Мы привели это предисловие почти полностью ввиду исключительной важности высказанных здесь положений для понимания творчества Достоевского: та «правда», к которой должен прийти и наконец действительно приходит герой, уясняя себе самому события, для Достоевского, по существу, может быть только правдой собственного сознания. Она не может быть нейтральной к самосознанию. В устах другого содержательно то же самое слово, то же определение приобрело бы иной смысл, иной тон и уже по было бы правдой. Только в форме исповедального самовысказывания может быть, по Достоевскому, дано последнее слово о человеке, действительно адекватное ему.

Но как ввести это слово в рассказ, не разрушая самости слова, а в то же время не разрушая и ткани рассказа, не снижая рассказа до простой мотивировки введения исповеди? Фантастическая форма «Кроткой» является лишь одним из решений этой проблемы, ограниченным притом пределами повести. Но какие художественные усилия необходимы были Достоевскому для того, чтобы заместить функции фантастического стенографа в целом многоголосом романе!

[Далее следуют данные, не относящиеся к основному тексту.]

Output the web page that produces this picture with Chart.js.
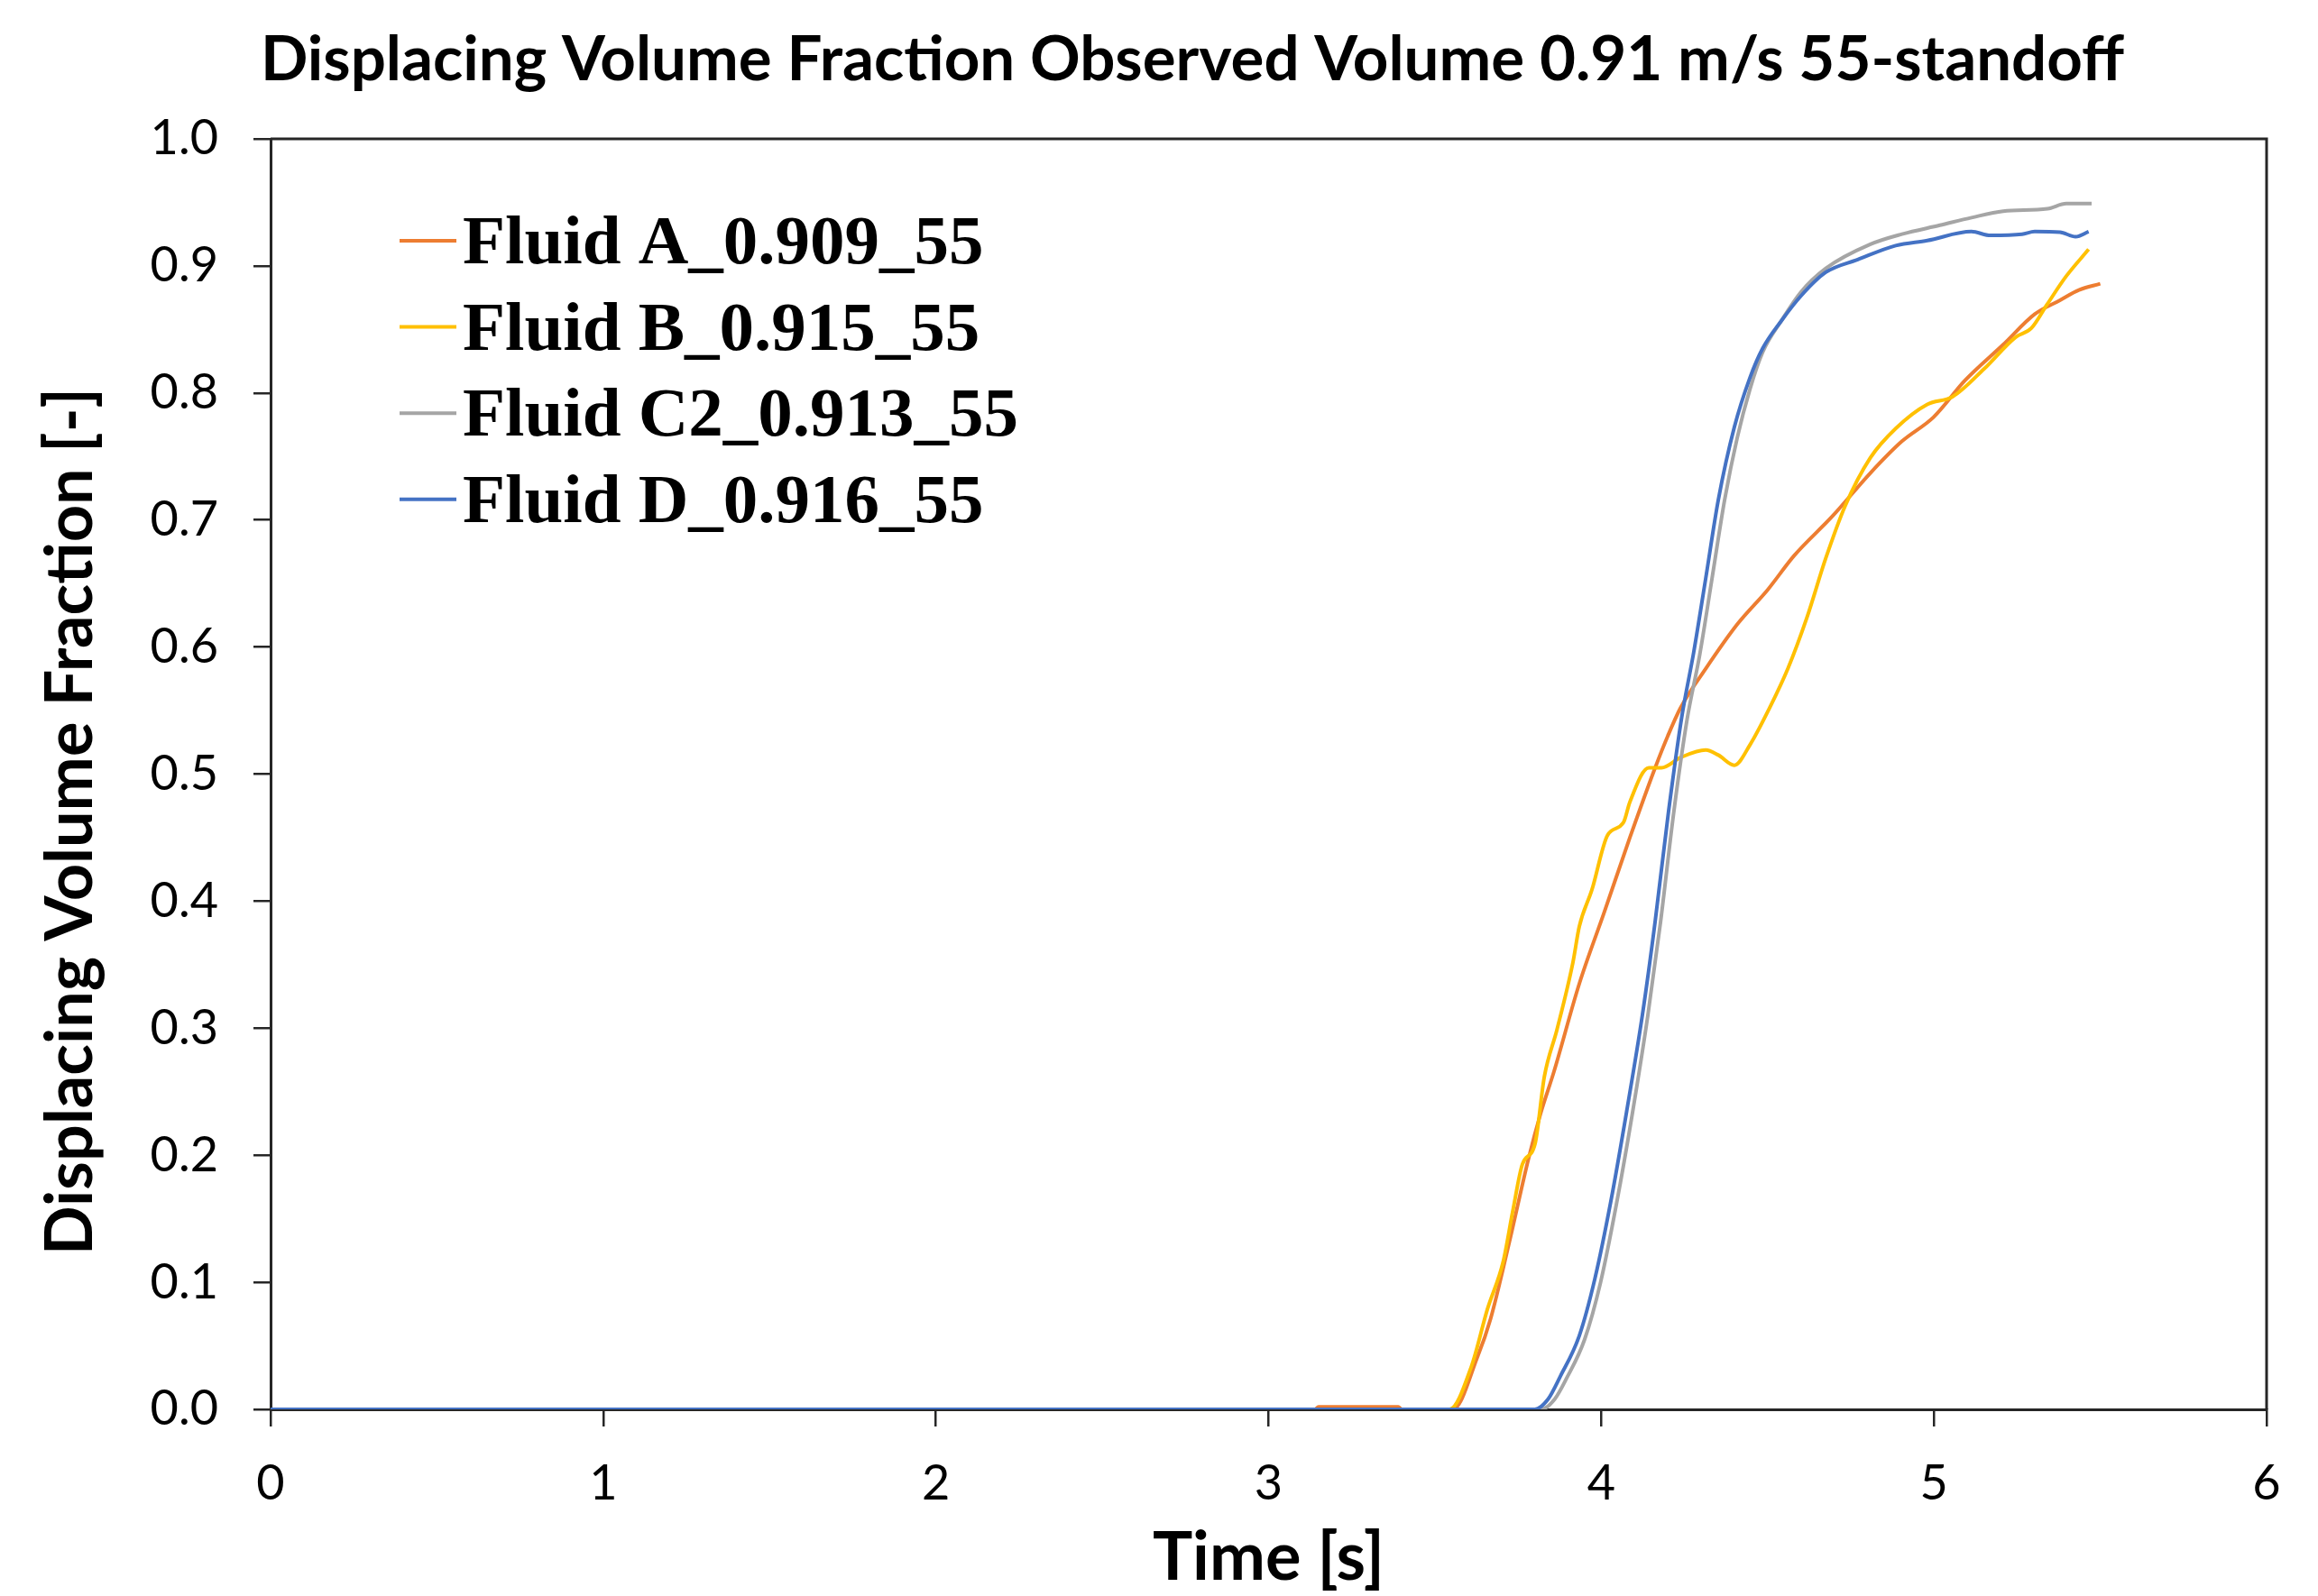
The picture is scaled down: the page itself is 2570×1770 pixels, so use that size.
<!DOCTYPE html>
<html>
<head>
<meta charset="utf-8">
<script src="https://cdn.jsdelivr.net/npm/chart.js@4.4.0/dist/chart.umd.min.js"></script>
<style>
html,body{margin:0;padding:0;background:#fff;}
#wrap{width:2570px;height:1770px;position:relative;background:#fff;}
canvas{display:block;}
</style>
</head>
<body>
<div id="wrap"><canvas id="c" width="2570" height="1770"></canvas></div>
<script>
// ---- text ----
const chartTitle = 'Displacing Volume Fraction Observed Volume 0.91 m/s 55-standoff';
const xAxisTitle = 'Time [s]';
const yAxisTitle = 'Displacing Volume Fraction [-]';
const seriesLabels = ['Fluid A_0.909_55', 'Fluid B_0.915_55', 'Fluid C2_0.913_55', 'Fluid D_0.916_55'];

// ---- axis ticks ----
const xTickValues = [0, 1, 2, 3, 4, 5, 6];
const yTickValues = [0.0, 0.1, 0.2, 0.3, 0.4, 0.5, 0.6, 0.7, 0.8, 0.9, 1.0];

// ---- series data (time [s], displacing volume fraction [-]) ----
const timeA = [0, 3.14, 3.15, 3.39, 3.40, 3.554, 3.629, 3.667, 3.724, 3.781, 3.819, 3.858, 3.934, 4.010, 4.086, 4.162, 4.200, 4.238, 4.314, 4.409, 4.500, 4.580, 4.695, 4.809, 4.904, 4.999, 5.094, 5.208, 5.303, 5.379, 5.436, 5.500];
const fracA = [0, 0, 0.002, 0.002, 0, 0, 0.042, 0.071, 0.132, 0.197, 0.234, 0.266, 0.335, 0.392, 0.450, 0.505, 0.530, 0.552, 0.583, 0.618, 0.645, 0.672, 0.703, 0.737, 0.762, 0.781, 0.810, 0.838, 0.862, 0.873, 0.881, 0.886];

const timeB = [0, 3.544, 3.610, 3.658, 3.705, 3.734, 3.763, 3.801, 3.829, 3.867, 3.915, 3.934, 3.972, 4.019, 4.067, 4.086, 4.143, 4.181, 4.238, 4.314, 4.352, 4.400, 4.447, 4.504, 4.561, 4.618, 4.675, 4.733, 4.809, 4.885, 4.980, 5.056, 5.151, 5.246, 5.293, 5.341, 5.398, 5.465];
const fracB = [0, 0, 0.034, 0.079, 0.116, 0.156, 0.193, 0.209, 0.262, 0.299, 0.352, 0.380, 0.409, 0.452, 0.462, 0.478, 0.505, 0.505, 0.513, 0.519, 0.515, 0.507, 0.523, 0.551, 0.583, 0.623, 0.670, 0.711, 0.749, 0.772, 0.791, 0.797, 0.819, 0.844, 0.851, 0.870, 0.892, 0.913];

const timeC2 = [0, 3.82, 3.86, 3.895, 3.95, 3.998, 4.046, 4.093, 4.140, 4.178, 4.218, 4.258, 4.296, 4.333, 4.371, 4.409, 4.447, 4.485, 4.542, 4.599, 4.675, 4.809, 4.904, 5.018, 5.113, 5.208, 5.341, 5.398, 5.474];
const fracC2 = [0, 0, 0.008, 0.024, 0.055, 0.100, 0.162, 0.232, 0.310, 0.383, 0.470, 0.543, 0.594, 0.654, 0.716, 0.765, 0.803, 0.832, 0.857, 0.879, 0.898, 0.917, 0.925, 0.932, 0.938, 0.943, 0.945, 0.949, 0.949];

const timeD = [0, 3.80, 3.84, 3.877, 3.934, 3.981, 4.029, 4.076, 4.124, 4.162, 4.202, 4.242, 4.278, 4.314, 4.352, 4.400, 4.447, 4.485, 4.542, 4.599, 4.675, 4.771, 4.885, 4.980, 5.113, 5.170, 5.265, 5.303, 5.379, 5.426, 5.465];
const fracD = [0, 0, 0.008, 0.026, 0.058, 0.103, 0.164, 0.234, 0.311, 0.384, 0.470, 0.545, 0.596, 0.654, 0.716, 0.773, 0.812, 0.835, 0.857, 0.876, 0.895, 0.905, 0.916, 0.920, 0.927, 0.924, 0.925, 0.927, 0.9265, 0.923, 0.927];

// ---- styling ----
const seriesColors = ['#ED7D31', '#FFC000', '#A5A5A5', '#4472C4'];
const sansFont = 'Lato';
const axisColor = '#262626';

function toPoints(ts, vs) { return ts.map((t, i) => ({ x: t, y: vs[i] })); }

const seriesTimes = [timeA, timeB, timeC2, timeD];
const seriesFracs = [fracA, fracB, fracC2, fracD];

const datasets = seriesLabels.map((label, i) => ({
  label: label,
  data: toPoints(seriesTimes[i], seriesFracs[i]),
  borderColor: seriesColors[i],
  backgroundColor: seriesColors[i],
  borderWidth: 4,
  pointRadius: 0,
  fill: false,
  cubicInterpolationMode: 'monotone',
  order: seriesLabels.length - i
}));

const titlePlugin = {
  id: 'topTitle',
  afterDraw(chart) {
    const ctx = chart.ctx;
    ctx.save();
    ctx.font = 'bold 69px ' + sansFont;
    ctx.fillStyle = '#000';
    ctx.textAlign = 'center';
    ctx.textBaseline = 'alphabetic';
    ctx.fillText(chartTitle, 1322, 89);
    ctx.restore();
  }
};

const framePlugin = {
  id: 'plotFrame',
  beforeDatasetsDraw(chart) {
    const a = chart.chartArea, ctx = chart.ctx;
    ctx.save();
    ctx.strokeStyle = axisColor;
    ctx.lineWidth = 3;
    ctx.beginPath();
    ctx.moveTo(a.left, a.top);
    ctx.lineTo(a.right, a.top);
    ctx.lineTo(a.right, a.bottom);
    ctx.stroke();
    ctx.restore();
  }
};

const legendPlugin = {
  id: 'insideLegend',
  afterDraw(chart) {
    const ctx = chart.ctx, a = chart.chartArea;
    ctx.save();
    ctx.font = 'bold 77px "Liberation Serif", "Times New Roman", serif';
    ctx.textAlign = 'left';
    ctx.textBaseline = 'alphabetic';
    chart.data.datasets.forEach((ds, i) => {
      const y = a.top + 113 + i * 95.6;
      ctx.strokeStyle = ds.borderColor;
      ctx.lineWidth = 4;
      ctx.beginPath();
      ctx.moveTo(a.left + 143, y);
      ctx.lineTo(a.left + 206, y);
      ctx.stroke();
      ctx.fillStyle = '#000';
      ctx.fillText(ds.label, a.left + 213, y + 25);
    });
    ctx.restore();
  }
};

new Chart(document.getElementById('c'), {
  type: 'line',
  data: { datasets: datasets },
  plugins: [titlePlugin, framePlugin, legendPlugin],
  options: {
    responsive: false,
    animation: false,
    devicePixelRatio: 1,
    layout: { padding: { top: 154, right: 57, bottom: 0, left: 0 } },
    plugins: {
      legend: { display: false },
      title: { display: false },
      tooltip: { enabled: false }
    },
    scales: {
      x: {
        type: 'linear',
        min: xTickValues[0],
        max: xTickValues[xTickValues.length - 1],
        afterBuildTicks: s => { s.ticks = xTickValues.map(v => ({ value: v })); },
        afterFit: s => { s.height = 207; },
        ticks: {
          color: '#000',
          font: { family: sansFont, size: 54 },
          padding: 31,
          maxRotation: 0,
          autoSkip: false,
          callback: v => String(v)
        },
        grid: { display: true, drawOnChartArea: false, drawTicks: true, tickLength: 19, color: axisColor, lineWidth: 2.5 },
        border: { display: true, color: axisColor, width: 3 },
        title: {
          display: true,
          text: xAxisTitle,
          color: '#000',
          font: { family: sansFont, size: 74, weight: 'bold' },
          padding: { top: 0, bottom: -3 }
        }
      },
      y: {
        type: 'linear',
        min: yTickValues[0],
        max: yTickValues[yTickValues.length - 1],
        afterBuildTicks: s => { s.ticks = yTickValues.map(v => ({ value: v })); },
        afterFit: s => { s.width = 300; },
        ticks: {
          color: '#000',
          font: { family: sansFont, size: 54 },
          padding: 39,
          autoSkip: false,
          callback: v => Number(v).toFixed(1)
        },
        grid: { display: true, drawOnChartArea: false, drawTicks: true, tickLength: 19, color: axisColor, lineWidth: 2.5 },
        border: { display: true, color: axisColor, width: 3 },
        title: {
          display: true,
          text: yAxisTitle + '      ',
          color: '#000',
          font: { family: sansFont, size: 72, weight: 'bold' },
          padding: { top: 36, bottom: 0 }
        }
      }
    }
  }
});
</script>
</body>
</html>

Дело здесь, конечно, не в прагматических трудностях и не во внешних композиционных приёмах. Толстой, например, спокойно вводит предсмертные мысли героя, последнюю вспышку его сознания с его последним словом непосредственно в ткань рассказа прямо от автора (уже в «Севастопольских рассказах»; особенно показательны поздние произведения: «Смерть Ивана Ильича», «Хозяин и работник»). Для Толстого не возникает самой проблемы; ему не приходится оговаривать фантастичность своего приёма. Мир Толстого монолитно монологичен; слово героя заключено в твёрдую оправу авторских слов о нём. В оболочке чужого (авторского) слова дано и последнее слово героя; самосознание героя — только момент его твёрдого образа и, в сущности, предопределено этим образом даже там, где тематически сознание переживает кризис и радикальнейший внутренний переворот («Хозяин и работник»). Самосознание и духовное перерождение остаются у Толстого в плане чисто содержательном и не приобретают формообразующего значения; этическая незавершённость человека до его смерти не становится структурно-художественной незавершимостью героя. Художественная структура образа Брехунова или Ивана Ильича ничем не отличается от структуры образа старого князя Волконского или Наташи Ростовой. Самосознание и слово героя не становятся доминантой его построения при всей их тематической важности в творчестве Толстого. Второй полноправный голос (рядом с авторским) не появляется в его мире; не возникает поэтому ни проблемы сочетания голосов, ни проблемы особой постановки авторской точки зрения. Монологически наивная точка зрения Толстого и его слово проникают повсюду, во все уголки мира и души, все подчиняя своему единству.